# Just ordered a cat tree/condo!



## Morquinn (May 2, 2011)

Im really excited because I have never bought one for my cats before (yeah, they're deprived I know) but Cricket has really been going at it at the carpet in our new place so I really needed to find something to focus more of his energy and scratching on. We only have one pet store in my town, locally owned and operated and have HORRID prices.. a very small 2 ft cat tower with one plat form is $99.99 and I refuse to pay that, so I did a little online shopping and found what I thought looked to be an awesomely amazing one, standing in at 70 inches tall with lots of perches and scratching posts. I read all the reviews and it was given 5 stars, most peoples only concerns was with larger cats it seemed to wobble if the cats got extra frisky on it, but never toppled which was good enough for me. I already have an area picked out in my house where it would never get the chance to topple all the way if it happened to. Here is a link to it.
Armarkat Cat Jungle Gym Pet Furniture Condo Scratcher | Overstock.com


----------



## Natalie Jayne (Apr 21, 2011)

Thats a pretty flash cat tree!! Im sure Cricket will love it


----------



## Sinatra-Butters (Aug 9, 2010)

I've heard great things about Armarkat!
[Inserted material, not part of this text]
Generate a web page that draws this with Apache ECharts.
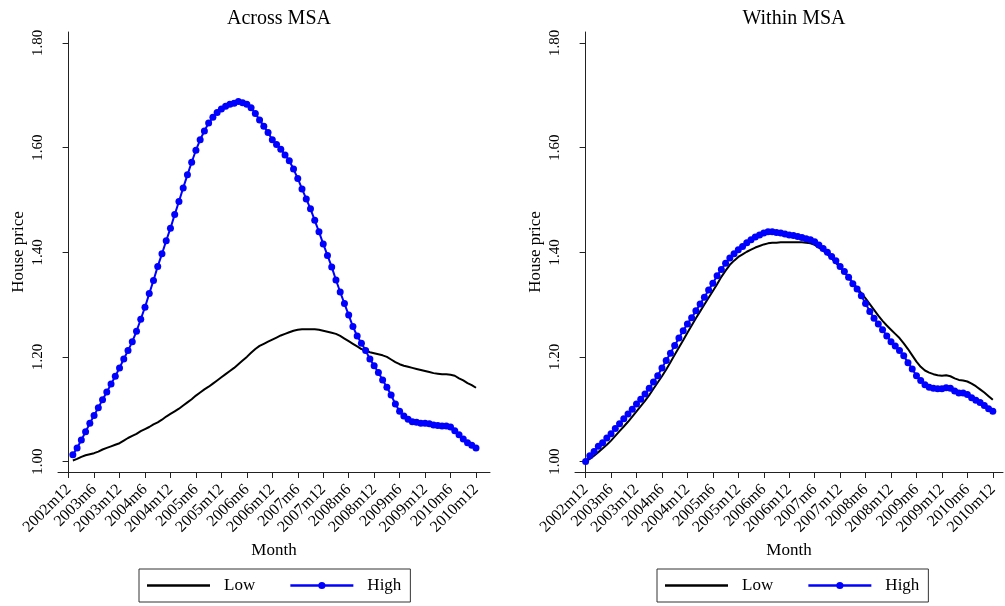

That is an awesome price too, I wish I had room for a second cat tree!


----------



## blondie1483 (Jan 19, 2011)

Um, that looks awesome. I may have to get one as well.. although is that overkill for only two kitties, one of which is not the biggest fan of climbing? (I'm talking about mine, lol)


----------



## Morquinn (May 2, 2011)

> Um, that looks awesome. I may have to get one as well.. although is that overkill for only two kitties, one of which is not the biggest fan of climbing? (I'm talking about mine, lol)
> __________



Of course not! :wink lol, maybe the one not so fond of climbing can hang out on the lower perches, or perhaps the hammock, although I cant even see an adult cat enjoying a hammock..Im pretty sure Cricket wouldnt take to it, but ya never know. I could see a kitten bouncing around in it though. 

Yeah I think the price is great and only $1 for shipping cant beat that!


----------



## Sinatra-Butters (Aug 9, 2010)

I don't think it is overkill. Ours is 7ft. tall and we only have two cats. There is no such thing as overkill when it comes to our cats!!!


----------



## Gabby169 (May 8, 2011)

I'm considering that for my Gabby. She loves to climb. I live in a smallish one bedroom apartment and I would like more places for her to climb around on.


----------



## Susan (Mar 29, 2010)

That looks great. I'm sure they'll have a lot of fun climbing and playing on that tree! Like Becky, I too have heard good things about Armarkat.


----------



## konstargirl (Feb 4, 2011)

That looks cool. I think Vinnie and Francis( especially Francis) will like that. I don't think Misa will be interested in it.


----------



## my5kitties (Sep 13, 2005)

That's cool, but it looks like about 6 or 7 different sized trees placed next to each other.


----------



## Jan Rebecca (Oct 14, 2010)

Ohh that looks like agreat one !!


----------



## ~Siameseifuplz~ (May 6, 2007)

Hey I have that tree! I got it a few years ago. It's good, it does wobble when mine run on it but there is no chance it would ever fall, you can tell. Mine's also on carpet though which might make it wobble easier. Unfortunately mine don't scratch sissal (if i'd known that I probably would have found one with carpet on it instead) so it's useless for scratching in our house but they like to climb on it, jump from perch to perch and slap you on the head when you walk by. It's really fun o play on it with toys. Mine had no interest in the hammock either. I just unclipped it and stuck their tunnel under there instead. It was really easy to put together too. I bet the cats will love it!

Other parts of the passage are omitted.